Mit dem Corona-Konjunkturpaket wurden weitere 700 Millionen Euro für die Forstwirtschaft bewilligt. Zwar soll das Geld unter anderem für „die nachhaltige Bewirtschaftung der Wälder“ eingesetzt werden, aber unter „Nachhaltigkeit“ versteht das Bundeslandwirtschaftsministerium nach wie vor lediglich, dass weniger Holz eingeschlagen wird als nachwächst. Dass die Gelder auch für „die Unterstützung von Investitionen in moderne Betriebsmaschinen und -geräte“ eingesetzt werden, lässt darauf schließen, dass hier eine Forstwirtschaft unterstützt wird, die mit großen und schweren Maschinen arbeitet.

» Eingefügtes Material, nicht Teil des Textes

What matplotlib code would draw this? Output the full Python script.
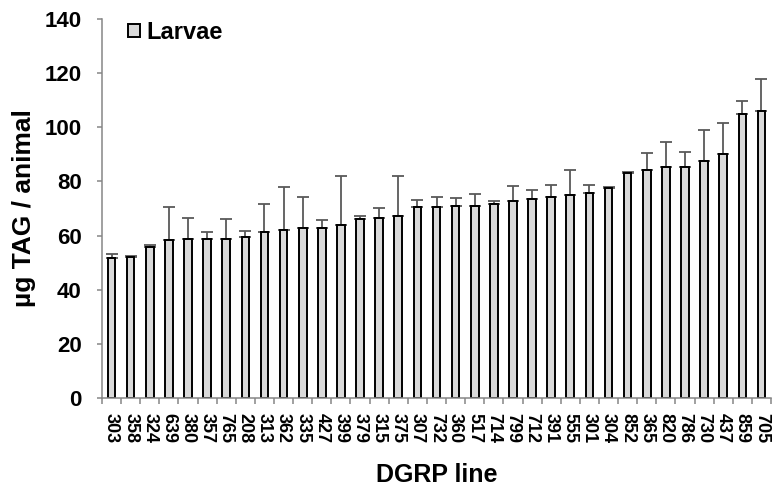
import matplotlib as mpl
mpl.use('Agg')
import matplotlib.pyplot as plt
import numpy as np

plt.rcParams['font.family'] = ['Liberation Sans', 'DejaVu Sans']
plt.rcParams['font.weight'] = 'bold'

lines = ['303', '358', '324', '639', '380', '357', '765', '208', '313', '362',
         '335', '427', '399', '379', '315', '375', '307', '732', '360', '517',
         '714', '799', '712', '391', '555', '301', '304', '852', '365', '820',
         '786', '730', '437', '859', '705']
tag = [51.6, 52.2, 55.7, 58.4, 58.6, 58.9, 58.9, 59.4, 61.2, 61.9,
       62.8, 62.8, 63.8, 66.1, 66.4, 67.4, 70.4, 70.7, 70.8, 71.0,
       71.7, 72.8, 73.5, 74.3, 75.1, 75.8, 77.7, 83.1, 84.1, 85.3,
       85.3, 87.7, 90.0, 104.9, 106.1]
err = [1.6, 0.3, 0.8, 12.3, 7.9, 2.5, 7.2, 2.3, 10.5, 16.0,
       11.3, 2.8, 18.1, 1.1, 3.7, 14.5, 2.7, 3.4, 3.1, 4.4,
       1.2, 5.4, 3.4, 4.4, 9.1, 2.9, 0.3, 0.2, 6.3, 9.3,
       5.6, 11.3, 11.6, 4.8, 11.7]

axis_grey = '#868686'

fig = plt.figure(figsize=(7.81, 4.97), dpi=100)
ax = fig.add_axes([0.1306, 0.199, 0.8566, 0.763])

x = np.arange(len(lines))
ax.bar(x, tag, width=0.4, color='#d9d9d9', edgecolor='black', linewidth=1.4,
       label='Larvae', zorder=2)
ax.errorbar(x, tag, yerr=[np.zeros(len(err)), err], fmt='none',
            ecolor='#595959', elinewidth=1.3, capsize=4.3, capthick=1.3, zorder=1)

ax.set_xlim(-0.5, len(lines) - 0.5)
ax.set_ylim(0, 140)
ax.set_yticks(np.arange(0, 141, 20))
ax.tick_params(axis='y', labelsize=16, direction='out', length=3.6,
               width=1.1, color=axis_grey, pad=11)

# labels in the middle of each slot, tick marks on the slot boundaries
ax.set_xticks(x)
ax.set_xticklabels(lines, rotation=-90, fontsize=13)
ax.tick_params(axis='x', which='major', length=0, pad=11)
ax.set_xticks(np.arange(-0.5, len(lines)), minor=True)
ax.tick_params(axis='x', which='minor', direction='out', length=4.3,
               width=1.1, color=axis_grey)

for s in ['top', 'right']:
    ax.spines[s].set_visible(False)
for s in ['left', 'bottom']:
    ax.spines[s].set_color(axis_grey)
    ax.spines[s].set_linewidth(1.1)

ax.set_ylabel('µg TAG / animal', fontsize=19, fontweight='bold', labelpad=6)
ax.set_xlabel('DGRP line', fontsize=18, fontweight='bold', labelpad=14)

ax.legend(loc='upper left', bbox_to_anchor=(0.025, 1.02), frameon=False,
          fontsize=17, handlelength=0.5, handleheight=0.5, handletextpad=0.25,
          borderaxespad=0)

fig.savefig('out.png', dpi=100)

Aber da ist ja noch die Initiative „Jetzt Bienen füttern!“ vom Bundeslandwirtschaftsministerium, mit der vor allem Privathaushalte aufgefordert werden, insektenfreundliche Blumen anzupflanzen. Im Wesentlichen besteht die Initiative darin, dass Menschen ihren insektenfreundlichen Ort in eine digitale Karte eintragen können. Dafür können sie dann an einer Verlosung eines Insektenhotels teilnehmen. Toll! So sind bisher Flächen gemeldet worden, die doch tatsächlich insgesamt sage und schreibe 0,003 Prozent unserer Waldfläche entsprechen. Julia Klöckner bleibt sich treu und schiebt mal wieder Aufgaben ihres Ressorts auf die Bevölkerung ab.